Split/merge partitions

• If an instance of a view gets too large with respect to its storage or memory capacity, or overloaded in terms of CPU, it should be logically split. Similarly, if an instance drops to too low resource utilization, it should be logically merged.
• The simplest procedure to split is to bring up two new instances, check their health, then delete the old instance. Similarly, the simplest procedure to merge is to bring up a new instance, check its health, then delete the old instances.
• One could imagine a binary splitting algorithm, where each view instance would split in half, and a view instance could only be merged with its buddy. This might be OK for hash-spaces but would be too restrictive for key-spaces.
• Another question is whether to make merge/split decisions at the level of single view instances, or to merge/split at the level of partitions, where multiple instances are logical replicas of the same key/hash-range.
  • While Akutan can cope with either one, the logical partitions with multiple replicas each may be simpler to reason about.
  • Treating each view instance independently may have advantages in case of heterogeneous deployments (for example, if some servers had larger disks than others).

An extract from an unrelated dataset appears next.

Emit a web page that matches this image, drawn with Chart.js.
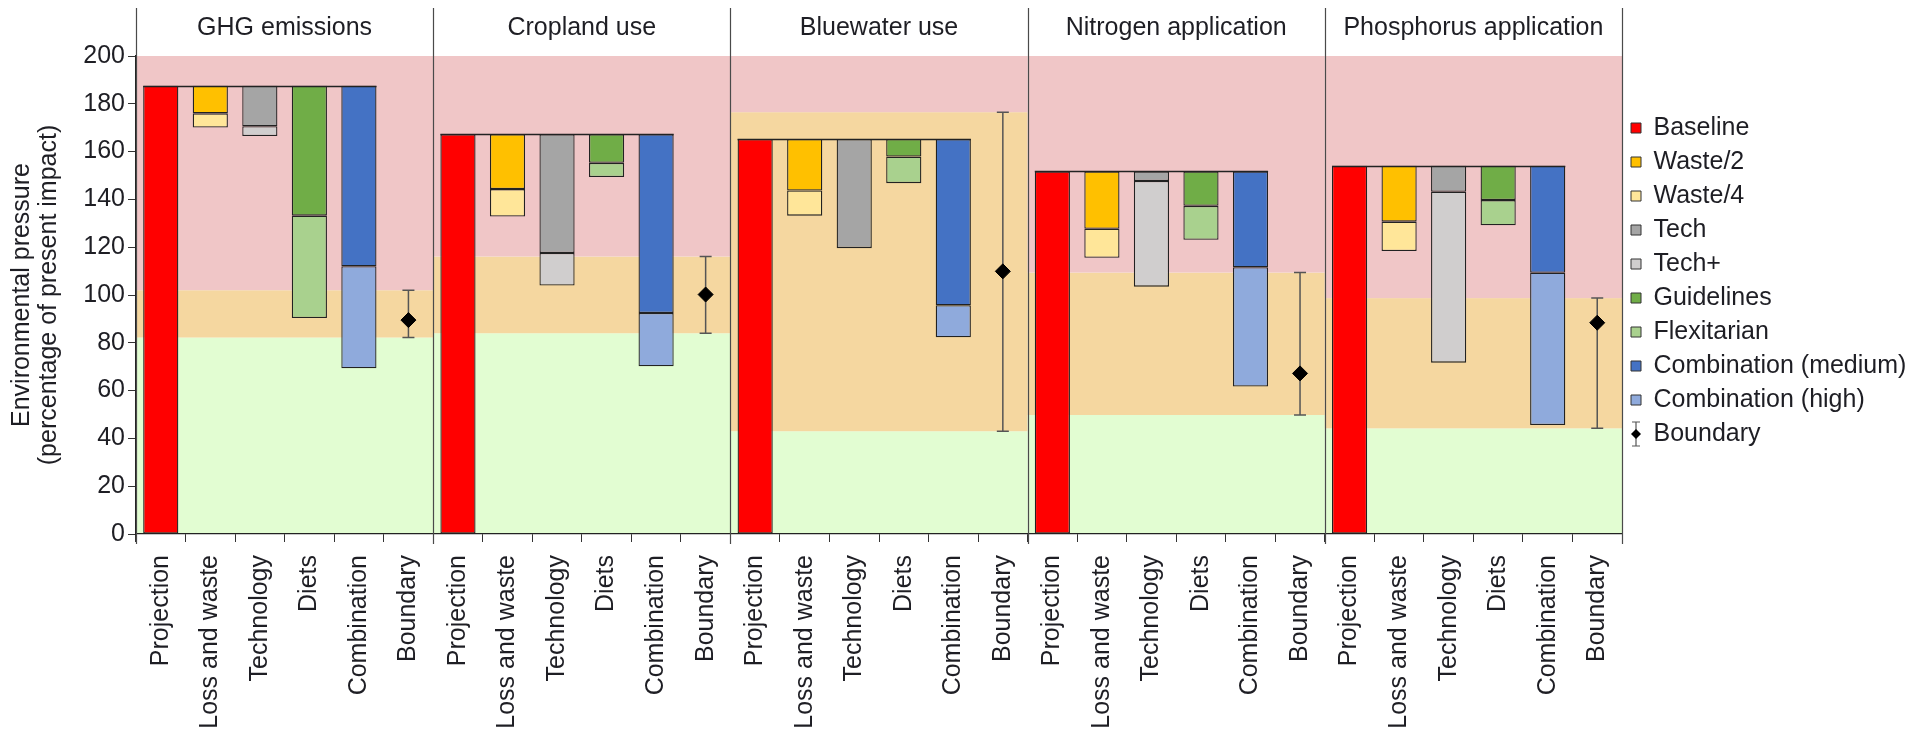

Global Akutan Deployment Management

This section describes production scenarios where coordination is required across Akutan clusters in multiple datacenters that share a single log.

Truncate log prefix

• The log can't grow forever because it has limited disk capacity. On occasion, it's necessary to delete a prefix of the log.
• It's safe to delete a prefix of the log once that prefix has reached enough Disk Views (where it will persist).
• It shouldn't be necessary to clean up the log too aggressively. We expect it to grow at a low rate relative to the disk capacity. It could cause extra work or availability gaps if the log is truncated too aggressively. Deleting the prefix every few minutes, a few minutes behind the maximum deletable index, would be reasonable.
• It may be wise to back up the log prefix somewhere before deleting it, though that's only useful if it can be restored.
• Each Akutan cluster should decide independently how much of the log can be discarded.
• Then some global process should globally discard a prefix of the log that every (critical) Akutan cluster can tolerate losing.

Log entry version change

• On rare occasions, it may be necessary to change the format of the entries in the log.
• Each server image knows that it's capable of processing a log up to version N.
• A server will start interpreting the log differently after seeing a log entry that says "update to version N+1". If the server does not support version N+1 at that point, it will crash.
• So the first step will be rolling out a release globally.
• Second, it'd be wise to confirm that all the critical servers (globally) support version N+1.
• Once that check has passed, the system or an operator should write a log entry that says "update to version N+1".
• This cannot be undone.

Conclusion

This document outlined a bunch of scenarios that Akutan's control plane would need to handle for a production deployment. Most of these are relatively straightforward thanks to Akutan's architecture, and we have identified only two scenarios that require cross-datacenter coordination.